Departing from traditional messaging paradigms, the BDI shifts towards event-driven information collection at the source, fostering efficient and secure communication through proven publish-and-subscribe architectures. The semantics of events is therefore an important subject.

Events trigger information exchange

Events to be shared among stakeholders are the result of things occurring in a business activity, such as ‘Actual Time of Arrival at berth’ (ATA at berth). Thus, business activity occurrences (events) are triggers for the related exchanges of information (technical IT events).

 

Familiar terms

In daily practice, people have been talking about statuses, milestones, locations, organizations, entities, data elements, transaction data (orders, invoices, transport documents, etc.), master data, and so on for many decades. People are completely familiar with such terms, which does not apply so much to the more theoretical way of identifying relationships with uniformly defined events as a means of describing context.

 

Details of events

In daily practice, participants already connect an event like ‘ATA at berth’ to various other things, like the location, the vessel, and then to transport document(s), organizations (vessel owner/operator, terminal operator, parties named on the transport documents, etc.). The occurrence of an event can also mean that a certain status or ‘milestone’ has been reached (e.g. import container can be collected from the maritime terminal). In practice, those links are usually provided in descriptive text documentation.

 

Connecting ‘formally’

In the event-driven model, connections are made in a ‘formal’ way.
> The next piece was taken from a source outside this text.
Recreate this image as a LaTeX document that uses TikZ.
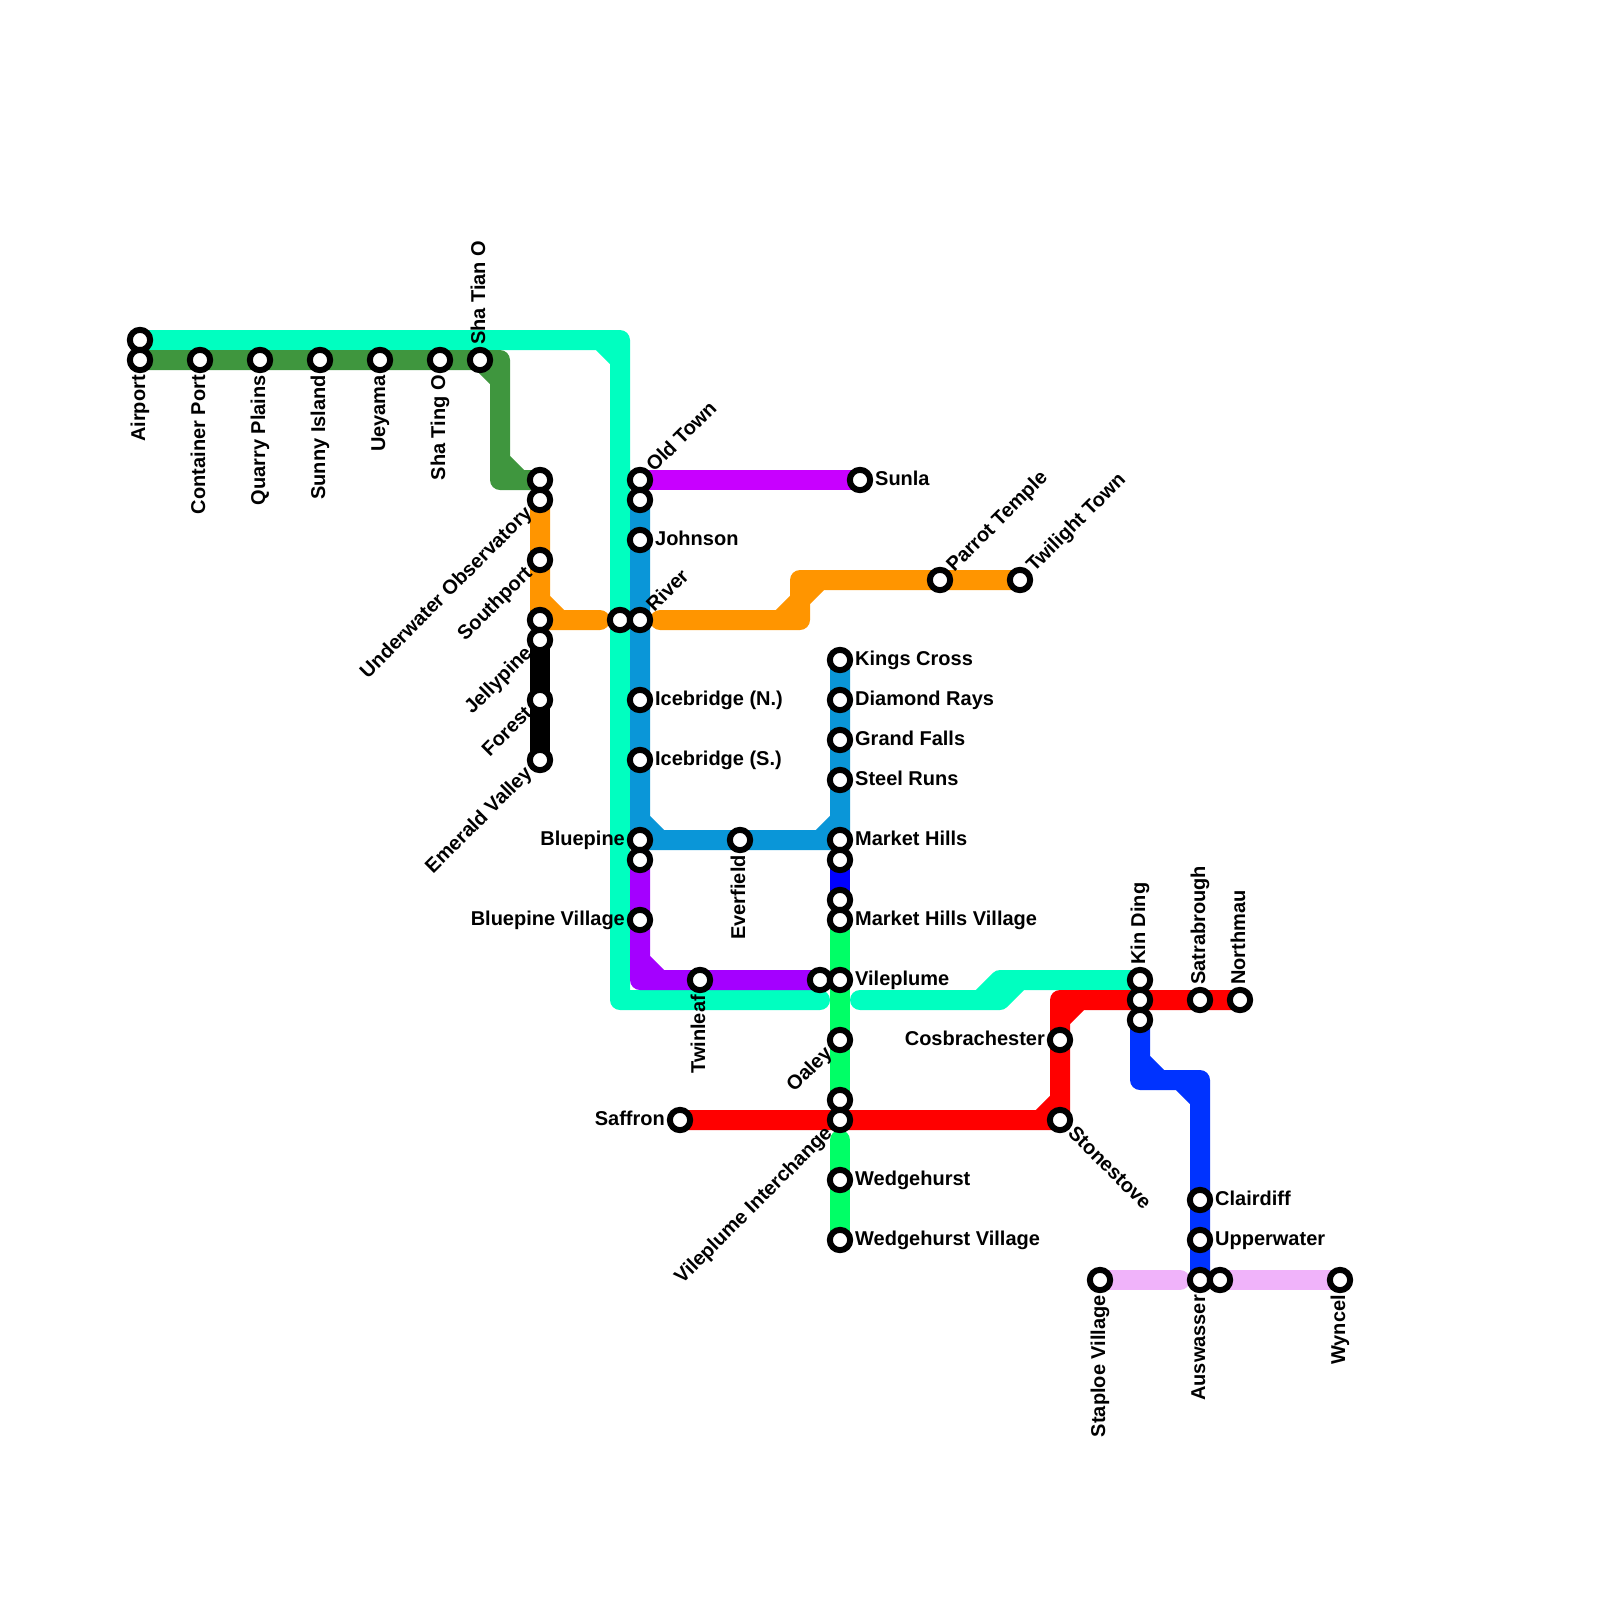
\documentclass[tikz,border=0pt]{standalone}
\usepackage{fontspec}
\setmainfont{Liberation Sans}
\usetikzlibrary{backgrounds}
\definecolor{teal}{HTML}{00FFC0}
\definecolor{forest}{HTML}{3F963E}
\definecolor{amber}{HTML}{FF9500}
\definecolor{sky}{HTML}{0A96D8}
\definecolor{royal}{HTML}{0000FF}
\definecolor{cobalt}{HTML}{0033FF}
\definecolor{magenta}{HTML}{C800FF}
\definecolor{violet}{HTML}{A400FF}
\definecolor{lime}{HTML}{00FF66}
\definecolor{pink}{HTML}{F0B3FA}

\begin{document}
\begin{tikzpicture}[x=0.25cm,y=-0.25cm,
  stn/.style={circle,draw=black,fill=white,line width=0.075cm,minimum size=0.254cm,inner sep=0pt},
  lbl/.style={font=\fontsize{7.11}{8.5}\selectfont\bfseries,inner ysep=0pt,inner xsep=0.018cm,text height=0.72em,text depth=0.35em},
  lr/.style={label={[lbl,anchor=west]0:#1}},
  ll/.style={label={[lbl,anchor=east]180:#1}},
  lt/.style={label={[lbl,rotate=90,anchor=west]90:#1}},
  lb/.style={label={[lbl,rotate=90,anchor=east]270:#1}},
  lne/.style={label={[lbl,rotate=45,anchor=west]45:#1}},
  lsw/.style={label={[lbl,rotate=45,anchor=east]225:#1}},
  lse/.style={label={[lbl,rotate=-45,anchor=west]315:#1}},
  metro/.style={line width=0.25cm,line cap=round,line join=round},
  label distance=0pt]
  \useasboundingbox (0,0) rectangle (80,80);
  \node[stn] (airporttop) at (7,17) {};
  \node[stn,lb=Airport] (airport) at (7,18) {};
  \node[stn,lb=Container Port] (container) at (10,18) {};
  \node[stn,lb=Quarry Plains] (quarry) at (13,18) {};
  \node[stn,lb=Sunny Island] (sunny) at (16,18) {};
  \node[stn,lb=Ueyama] (ueyama) at (19,18) {};
  \node[stn,lb=Sha Ting O] (shating) at (22,18) {};
  \node[stn,lt=Sha Tian O] (shatian) at (24,18) {};
  \node[stn] (undertop) at (27,24) {};
  \node[stn,lsw=Underwater Observatory] (under) at (27,25) {};
  \node[stn,lsw=Southport] (southport) at (27,28) {};
  \node[stn] (southend) at (27,31) {};
  \node[stn,lsw=Jellypine] (jellypine) at (27,32) {};
  \node[stn,lsw=Forest] (forest) at (27,35) {};
  \node[stn,lsw=Emerald Valley] (emerald) at (27,38) {};
  \node[stn] (rivertop) at (31,31) {};
  \node[stn,lne=Old Town] (oldtown) at (32,24) {};
  \node[stn] (oldlow) at (32,25) {};
  \node[stn,lr=Johnson] (johnson) at (32,27) {};
  \node[stn,lne=River] (river) at (32,31) {};
  \node[stn,lr=Icebridge (N.)] (icen) at (32,35) {};
  \node[stn,lr=Icebridge (S.)] (ices) at (32,38) {};
  \node[stn,ll=Bluepine] (bluepine) at (32,42) {};
  \node[stn] (bluelow) at (32,43) {};
  \node[stn,ll=Bluepine Village] (bluevillage) at (32,46) {};
  \node[stn,lb=Twinleaf] (twinleaf) at (35,49) {};
  \node[stn,lb=Everfield] (everfield) at (37,42) {};
  \node[stn] (violetend) at (41,49) {};
  \node[stn,lr=Sunla] (sunla) at (43,24) {};
  \node[stn,lne=Parrot Temple] (parrot) at (47,29) {};
  \node[stn,lne=Twilight Town] (twilight) at (51,29) {};
  \node[stn,lr=Kings Cross] (kings) at (42,33) {};
  \node[stn,lr=Diamond Rays] (diamond) at (42,35) {};
  \node[stn,lr=Grand Falls] (grand) at (42,37) {};
  \node[stn,lr=Steel Runs] (steel) at (42,39) {};
  \node[stn,lr=Market Hills] (market) at (42,42) {};
  \node[stn] (marketlow) at (42,43) {};
  \node[stn] (royalend) at (42,45) {};
  \node[stn,lr=Market Hills Village] (marketvillage) at (42,46) {};
  \node[stn,lr=Vileplume] (vileplume) at (42,49) {};
  \node[stn,lsw=Oaley] (oaley) at (42,52) {};
  \node[stn] (limemid) at (42,55) {};
  \node[stn,lsw=Vileplume Interchange] (interchange) at (42,56) {};
  \node[stn,lr=Wedgehurst] (wedge) at (42,59) {};
  \node[stn,lr=Wedgehurst Village] (wedgevillage) at (42,62) {};
  \node[stn,ll=Saffron] (saffron) at (34,56) {};
  \node[stn,ll=Cosbrachester] (cosbra) at (53,52) {};
  \node[stn,lse=Stonestove] (stonestove) at (53,56) {};
  \node[stn,lt=Kin Ding] (kinding) at (57,49) {};
  \node[stn] (kinmid) at (57,50) {};
  \node[stn] (kinlow) at (57,51) {};
  \node[stn,lt=Satrabrough] (satra) at (60,50) {};
  \node[stn,lt=Northmau] (northmau) at (62,50) {};
  \node[stn,lr=Clairdiff] (clairdiff) at (60,60) {};
  \node[stn,lr=Upperwater] (upper) at (60,62) {};
  \node[stn,lb=Auswasser] (auswasser) at (60,64) {};
  \node[stn] (pinkstart) at (61,64) {};
  \node[stn,lb=Staploe Village] (staploe) at (55,64) {};
  \node[stn,lb=Wyncel] (wyncel) at (67,64) {};
  \coordinate (tealA) at (31,17);
  \coordinate (tealB) at (31,50);
  \coordinate (tealC) at (41,50);
  \coordinate (tealD) at (43,50);
  \coordinate (tealE) at (50,50);
  \coordinate (tealF) at (50,49);
  \coordinate (forestA) at (25,18);
  \coordinate (forestB) at (25,24);
  \coordinate (amberA) at (30,31);
  \coordinate (amberB) at (33,31);
  \coordinate (amberC) at (40,31);
  \coordinate (amberD) at (40,29);
  \coordinate (violetA) at (32,49);
  \coordinate (limeA) at (42,57);
  \coordinate (redA) at (53,50);
  \coordinate (cobaltA) at (57,54);
  \coordinate (cobaltB) at (60,54);
  \coordinate (pinkA) at (59,64);
  \begin{scope}[on background layer]
    \draw[metro,teal] (airporttop.center)--(tealA)--(tealB)--(tealC) (tealA) ++(-1,0) -- ++(1,1);
    \draw[metro,teal] (tealD)--(tealE)--(tealF)--(kinding.center) (tealE) ++(-1,0) -- ++(1,-1) (tealF) ++(0,1) -- ++(1,-1);
    \draw[metro,forest] (airport.center)--(forestA)--(forestB)--(undertop.center) (forestA) ++(-1,0) -- ++(1,1) (forestB) ++(0,-1) -- ++(1,1);
    \draw[metro,amber] (under.center)--(southend.center)--(amberA) (southend.center) ++(0,-1) -- ++(1,1);
    \draw[metro,amber] (amberB)--(amberC)--(amberD)--(twilight.center) (amberC) ++(-1,0) -- ++(1,-1) (amberD) ++(0,1) -- ++(1,-1);
    \draw[metro,black] (jellypine.center)--(emerald.center);
    \draw[metro,magenta] (oldtown.center)--(sunla.center);
    \draw[metro,sky] (oldlow.center)--(bluepine.center)--(market.center)--(kings.center) (bluepine.center) ++(0,-1) -- ++(1,1) (market.center) ++(-1,0) -- ++(1,-1);
    \draw[metro,violet] (bluelow.center)--(violetA)--(violetend.center) (violetA) ++(0,-1) -- ++(1,1);
    \draw[metro,royal] (marketlow.center)--(royalend.center);
    \draw[metro,lime] (marketvillage.center)--(limemid.center);
    \draw[metro,lime] (limeA)--(wedgevillage.center);
    \draw[metro,red] (saffron.center)--(stonestove.center)--(redA)--(northmau.center) (stonestove.center) ++(-1,0) -- ++(1,-1) (redA) ++(0,1) -- ++(1,-1);
    \draw[metro,pink] (staploe.center)--(pinkA);
    \draw[metro,pink] (pinkstart.center)--(wyncel.center);
    \draw[metro,cobalt] (kinlow.center)--(cobaltA)--(cobaltB)--(auswasser.center) (cobaltA) ++(0,-1) -- ++(1,1) (cobaltB) ++(-1,0) -- ++(1,1);
  \end{scope}
\end{tikzpicture}
\end{document}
That formal way can be made available to IT systems in various ways that allow those systems to make automated use of those connections.

 

Information exchange for coordination

The choice to start from the event is very logical from the perspective of coordinating activities in transport, logistics, and supply chains, for example. That coordination very often starts with the exchange of information related to a relevant business event. It could be the sending of a purchase order by a buyer to a seller, the arrival of a ship at the berth of a terminal, or the delivery of a parcel to the recipient (usually the buyer).

 

Events affecting business activities

In addition, there are many other business events about which various parties want to exchange information with each other because that event has important implications for their business activities.

 

Aspects of events

According to EPCIS (ISO/IEC 19987), an event contains at least the following four aspects:

What, where, when, and why.

  • What – to which object or entity does this event primarily relate (e.g. pallet, order, truck, wagon, etc.)?
  • Where – at which location did the event take place (warehouse receipt door, terminal access)?
  • When – on what date and time did the event take place?
  • Why – the reason (and in which business activity exactly) that the event took place (goods receipt, freight collection, transport document definitively agreed, etc.).
  • It may also include the ‘How’ aspect. In what state (how) is or was the cargo being transported at the time of the event?